Wells’ penchant for détournement and bittersweet irony crops up throughout Standards Vol. IV. Take “Tinnitus Lullaby”, where Sudgen softly sings of “a never ending ringing” to “save your soul from sleep” over the melancholy twinkling of a music box like synth. The song is accompanied by an animated video from artist and singer-songwriter Marry Waterson, which for Wells recalls the DIY weirdness of 1970s British childrens’ television. “She’s got quite a dark sense of humour,” says Wells. “I actually laughed out loud when I saw it because it so captured the mood. She’s just one of these people who’s so supremely talented.”
‘Anticipated Sentence’ makes a wry reference to the Sinatra standard ‘I’ve Got The World On A String’, a song Wells dislikes intensely. “It’s by Harold Arlen [and Ted Kohler] who is one of the great songwriters, but it’s this relentlessly happy thing and I just think ‘Shut up!’” As Wells explains, some of his greatest influences are things he hates. “I think a lot of people are the same, you know, ‘that annoys me so much I have to react.’ I quite like the idea of taking the piss out of it in a relatively subtle way.” In Wells’ song Kohler’s cheerful refrain of “What a world, what a life!” is twisted into something altogether darker, with the string around the protagonist’s finger becoming a noose around their neck.
Such juxtapositions can also serve to bring light to darkness. ‘Move’ is a vivid portrait of depression, where the protagonist spends all day in bed, listening to the sounds of helicopters buzzing overhead. Yet Wells animates the song with bossa nova guitar and clave rhythms, creating an effect that is, depending how you read it, ironic or uplifting. “It appears as a bit of a joke, but in fact it’s what actually made the song work for me, because I’d been working on it for a while and I couldn’t quite get the chorus to come out. And then I realised that if I put that kind of Latin rhythm on it, which is obviously in complete contradiction to the lyric, it actually made it work.”

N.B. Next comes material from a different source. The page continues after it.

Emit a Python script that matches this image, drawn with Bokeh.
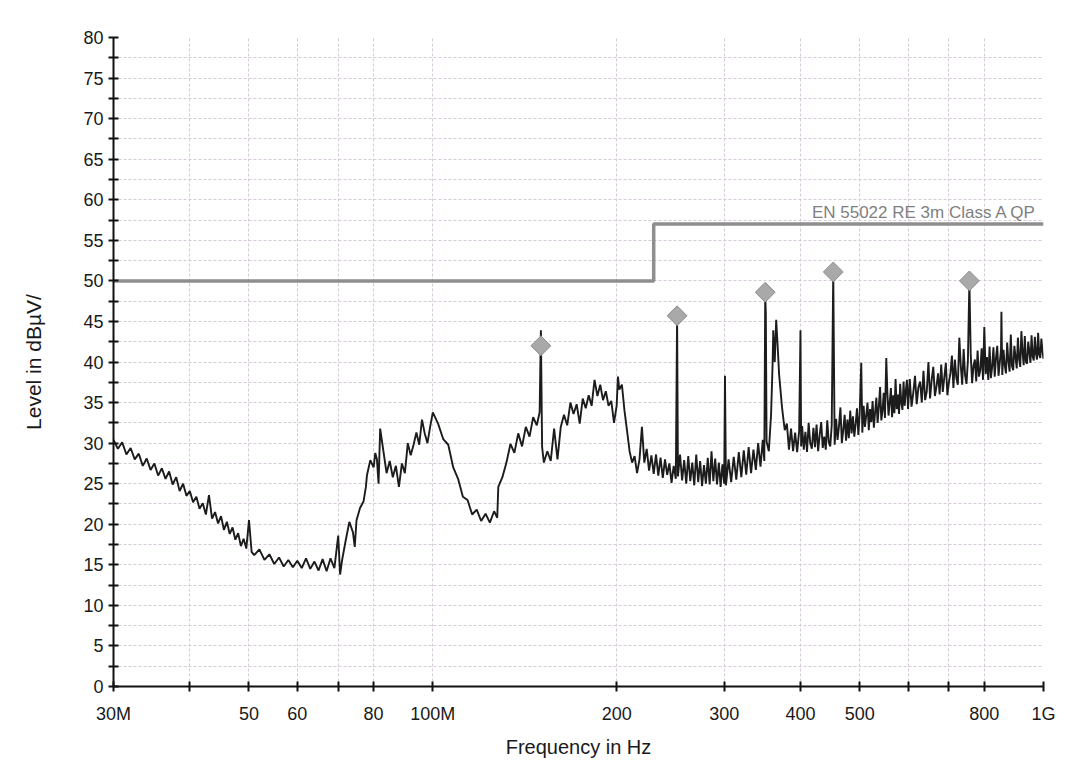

In addition to the ten Wells originals and a new version of the Aidan Moffat collaboration ‘Far From You’, Standards Vol. IV features a cover of Richard Youngs’ ‘Summer “Summer’s Edge” from the latters’s 2005 masterpiece Summer Wanderer. Wells has known Youngs since the 1990s, when they worked together with Future Pilot AKA. “There’s a few people for whom you can justifiably use the word genius and I think Richard is one,” he declares. “Again it was to do with Kate’s voice and that song suited her voice so well. It’s actually quite a radical reinterpretation. The original is a capella, so it gave me that space in which I could do something that was very much my own.” The National Jazz Trio’s version taps into the uncanny pastoralism of the original, with Sudgen’s clear reading of the melody set against Wells’ glistening keyboard samples. “It’s one of my signature sounds,” Wells adds. It comes from a sample library he and Vulliamy recorded with Teenage Fanclub’s Norman Blake a few years ago. “They’re all natural sounds, but they’ve been mutated. We’ve been using them on all the albums. I want something to sound like it’s my own, so that’s as close to making my own instrument as I can get. I like the fact that even though it’s on a computer it’s not going to be too precise.” That human quality shines through Standards Vol. IV, an album characterised by its gorgeous blend of sophistication and vulnerability.